## Instructions to follow
The records below hold pictures; please leave those out and retype the rest exactly.

[BEGIN Supplied data]

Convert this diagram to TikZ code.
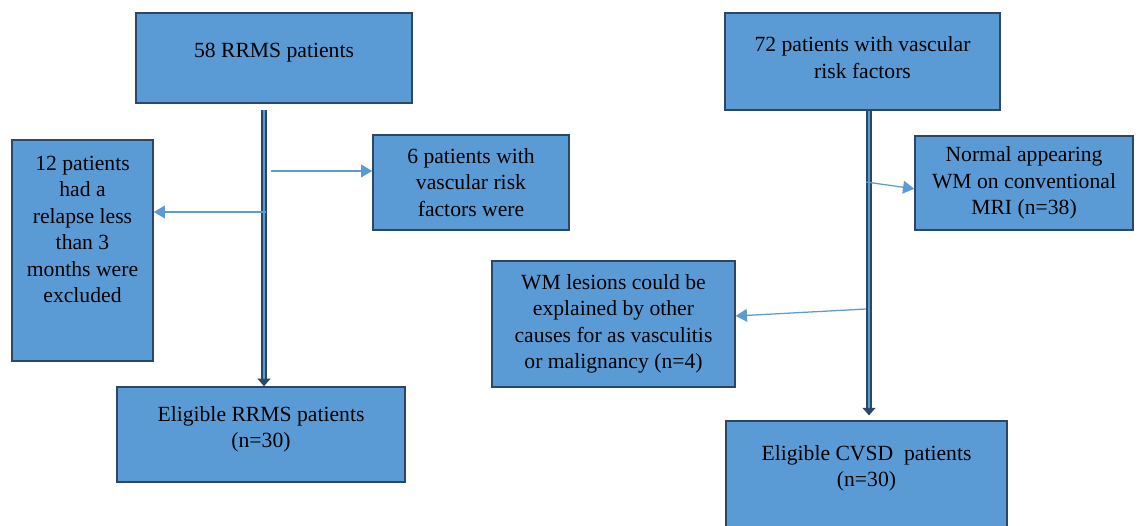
\documentclass[tikz,border=0pt]{standalone}
\usepackage{fontspec}
\setmainfont{Liberation Serif}
\usetikzlibrary{arrows.meta}
\definecolor{boxfill}{HTML}{5B9BD5}
\definecolor{boxline}{HTML}{2C4763}

\begin{document}
\begin{tikzpicture}[
  x=0.25mm,y=-0.25mm,
  box/.style={rectangle,draw=boxline,fill=boxfill,line width=1.1pt,
    inner sep=2pt,align=center,font=\fontsize{15.4}{18.8}\selectfont},
  trunk/.style={draw=boxline,double=boxfill,line width=1.2pt,double distance=2pt,
    -{Triangle[width=3.2mm,length=1.9mm]}},
  side/.style={draw=boxfill,line width=.9pt,-{Triangle[width=3.2mm,length=2.8mm]}}
]
  \useasboundingbox (0,0) rectangle (1138,525);
  \node[box,minimum width=69mm,minimum height=22.5mm,text depth=3.7mm] (rrms) at (274,58)
    {58 RRMS patients};
  \node[box,minimum width=35.25mm,minimum height=55.25mm] (excl) at (82.5,250.5)
    {12 patients\\had a\\relapse less\\than 3\\months were\\excluded\\[4mm]\mbox{}};
  \node[box,minimum width=49mm,minimum height=23.75mm] (vasc1) at (471,182.5)
    {6 patients with\\vascular risk\\factors were};
  \node[box,minimum width=72mm,minimum height=23.75mm,text depth=3.7mm] (elig1) at (261,434.5)
    {Eligible RRMS patients\\(n=30)};
  \node[box,minimum width=68.75mm,minimum height=24.25mm,text depth=2mm] (vrf) at (862.5,61.5)
    {72 patients with vascular\\risk factors};
  \node[box,minimum width=54.5mm,minimum height=23.5mm] (normal) at (1024,182.8)
    {Normal appearing\\WM on conventional\\MRI (n=38)};
  \node[box,minimum width=60.75mm,minimum height=31.5mm] (lesion) at (613.5,324)
    {WM lesions could be\\explained by other\\causes for as vasculitis\\or malignancy (n=4)};
  \node[box,minimum width=70.25mm,minimum height=27.25mm,text depth=4.7mm] (elig2) at (866.5,475.5)
    {Eligible CVSD~ patients\\(n=30)};
  \coordinate (a1) at (264,110);
  \coordinate (a2) at (869,111);
  \coordinate (b1) at (271,171);
  \coordinate (b2) at (266,212);
  \coordinate (c1) at (866,182);
  \coordinate (c2) at (866,309);
  \draw[trunk] (a1) -- (a1 |- elig1.north);
  \draw[trunk,shorten >=1.2mm] (a2) -- (a2 |- elig2.north);
  \draw[side] (b1) -- (b1 -| vasc1.west);
  \draw[side] (b2) -- (b2 -| excl.east);
  \draw[side] (c1) -- ([yshift=-1.5mm]normal.west);
  \draw[side] (c2) -- ([yshift=2mm]lesion.east);
\end{tikzpicture}
\end{document}
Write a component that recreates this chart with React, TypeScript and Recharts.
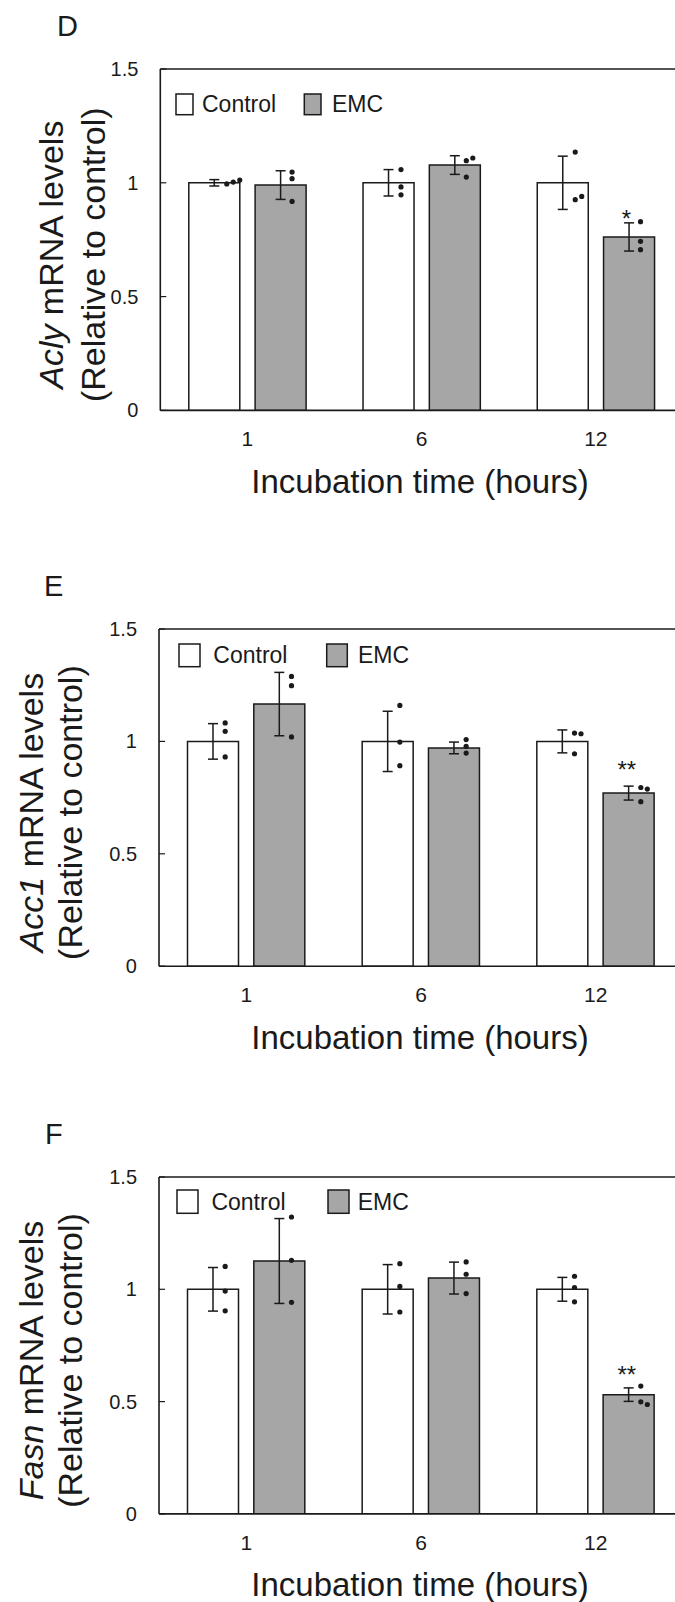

[END Supplied data]

## Exercise answer
Convert this diagram to TikZ code.
\documentclass[tikz,border=0pt]{standalone}
\usepackage{fontspec}
\setmainfont{Liberation Serif}
\usetikzlibrary{arrows.meta}
\definecolor{boxfill}{HTML}{5B9BD5}
\definecolor{boxline}{HTML}{2C4763}

\begin{document}
\begin{tikzpicture}[
  x=0.25mm,y=-0.25mm,
  box/.style={rectangle,draw=boxline,fill=boxfill,line width=1.1pt,
    inner sep=2pt,align=center,font=\fontsize{15.4}{18.8}\selectfont},
  trunk/.style={draw=boxline,double=boxfill,line width=1.2pt,double distance=2pt,
    -{Triangle[width=3.2mm,length=1.9mm]}},
  side/.style={draw=boxfill,line width=.9pt,-{Triangle[width=3.2mm,length=2.8mm]}}
]
  \useasboundingbox (0,0) rectangle (1138,525);
  \node[box,minimum width=69mm,minimum height=22.5mm,text depth=3.7mm] (rrms) at (274,58)
    {58 RRMS patients};
  \node[box,minimum width=35.25mm,minimum height=55.25mm] (excl) at (82.5,250.5)
    {12 patients\\had a\\relapse less\\than 3\\months were\\excluded\\[4mm]\mbox{}};
  \node[box,minimum width=49mm,minimum height=23.75mm] (vasc1) at (471,182.5)
    {6 patients with\\vascular risk\\factors were};
  \node[box,minimum width=72mm,minimum height=23.75mm,text depth=3.7mm] (elig1) at (261,434.5)
    {Eligible RRMS patients\\(n=30)};
  \node[box,minimum width=68.75mm,minimum height=24.25mm,text depth=2mm] (vrf) at (862.5,61.5)
    {72 patients with vascular\\risk factors};
  \node[box,minimum width=54.5mm,minimum height=23.5mm] (normal) at (1024,182.8)
    {Normal appearing\\WM on conventional\\MRI (n=38)};
  \node[box,minimum width=60.75mm,minimum height=31.5mm] (lesion) at (613.5,324)
    {WM lesions could be\\explained by other\\causes for as vasculitis\\or malignancy (n=4)};
  \node[box,minimum width=70.25mm,minimum height=27.25mm,text depth=4.7mm] (elig2) at (866.5,475.5)
    {Eligible CVSD~ patients\\(n=30)};
  \coordinate (a1) at (264,110);
  \coordinate (a2) at (869,111);
  \coordinate (b1) at (271,171);
  \coordinate (b2) at (266,212);
  \coordinate (c1) at (866,182);
  \coordinate (c2) at (866,309);
  \draw[trunk] (a1) -- (a1 |- elig1.north);
  \draw[trunk,shorten >=1.2mm] (a2) -- (a2 |- elig2.north);
  \draw[side] (b1) -- (b1 -| vasc1.west);
  \draw[side] (b2) -- (b2 -| excl.east);
  \draw[side] (c1) -- ([yshift=-1.5mm]normal.west);
  \draw[side] (c2) -- ([yshift=2mm]lesion.east);
\end{tikzpicture}
\end{document}
Write a component that recreates this chart with React, TypeScript and Recharts.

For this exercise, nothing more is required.